Just before the outage engineers were working to correct a synchronisation issue between the live primary pilot messaging database and a back-up version of the database. The NOTAM tool is used to issue a written notification to pilots before a flight, advising them of circumstances relating to the state of flying.
Messages sent using NOTAM include information on lights being out on a certain runway, a tower not having safety lights or even an air show taking place nearby. It covers any conditions that could affect the safety of that flight and is separate from air traffic control.
The incident caused the first nationwide grounding of all departing aircraft since the 11 September attacks on the World Trade Centre in New York in 2001. The FAA confirmed there was no evidence of a cyberattack or malicious intent behind the most recent outage.
The grounding of 11,000 flights has led to calls for an inquiry and a group of 120 US politicians calling it “completely unacceptable” and demanding a more resilient process in place to avoid any future incidents happening. The House Transportation Committee says it plans to “conduct vigorous oversight of the Department of Transportation’s plan to prevent these disruptions from occurring again.”

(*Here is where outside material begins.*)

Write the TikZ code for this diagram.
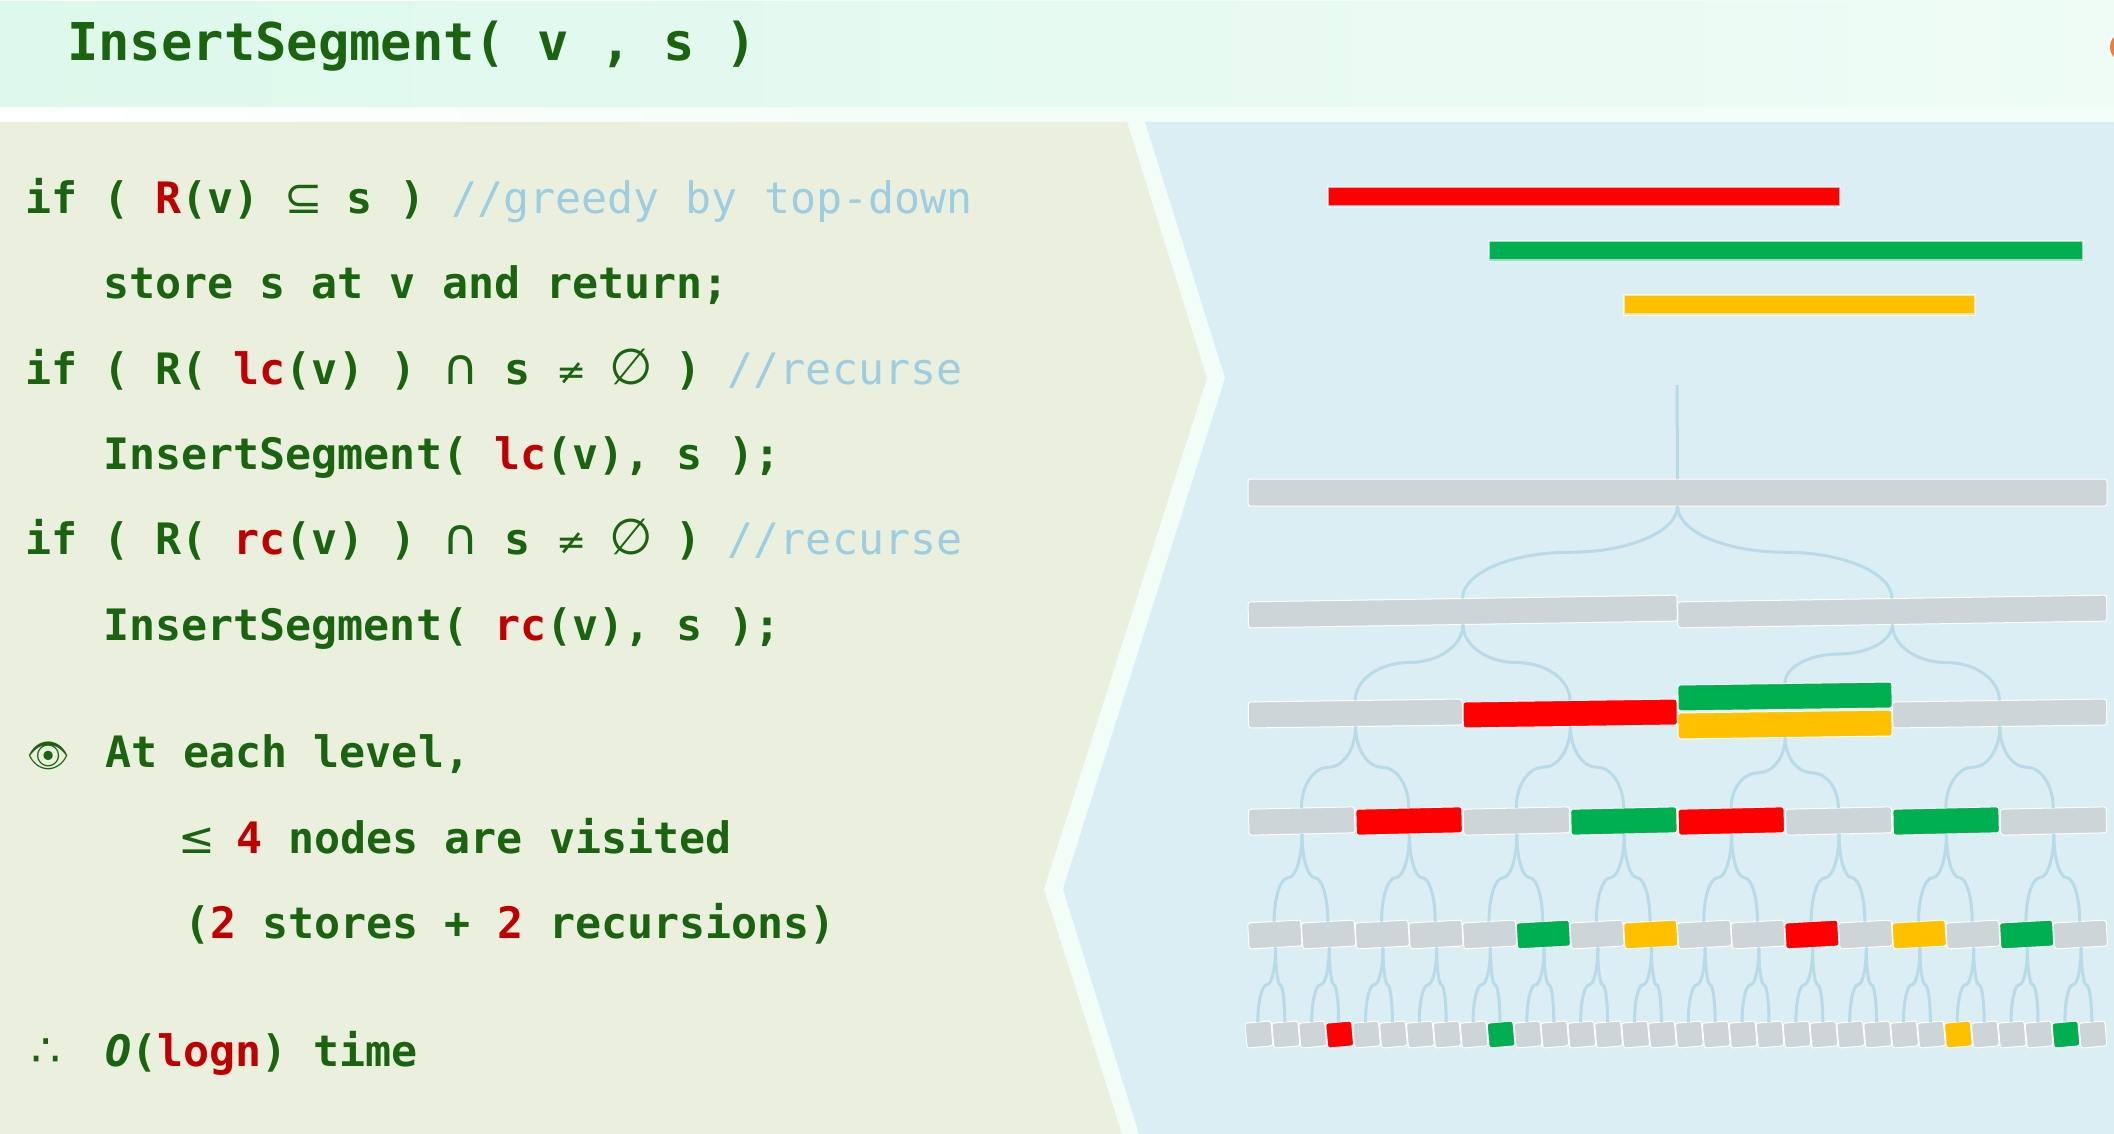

NOTAM outage: extra funding for the FAA required?
The NOTAM system first went down on 10 January, but the decision to ground flights didn’t come until the next morning. The Senate Commerce Committee has asked the FAA to explain this discrepancy and why airlines were “put in a position where they could have the option of choosing to operate when the NOTAM system was down?”.
There are also demands for transportation secretary Pete Buttigieg to provide an estimated cost to commercial airlines and passengers as a result of delays caused by the outage. Buttigieg has previously said the government has no plans to compensate passengers for the delays.
Previously the FAA said it was the result of a procedural error related to a corrupted data file and necessary repairs had been made to the system to make it more resilient in the future.
Little specific detail has been published on the cause of the outage beyond the fact it was a file that had been unintentionally deleted during maintenance work on the software and that there was no malicious intent. It is expected more detail will be provided when the FAA publishes its full report.
Airline executives blamed a lack of funding for the FAA on the outage, saying it was due to it not having the resources and staffing needed to operate properly. Delta Airlines CEO Ed Bastian told Squawk Box during an interview that “hopefully this will be the call to our political leaders in Washington that we need to do better”.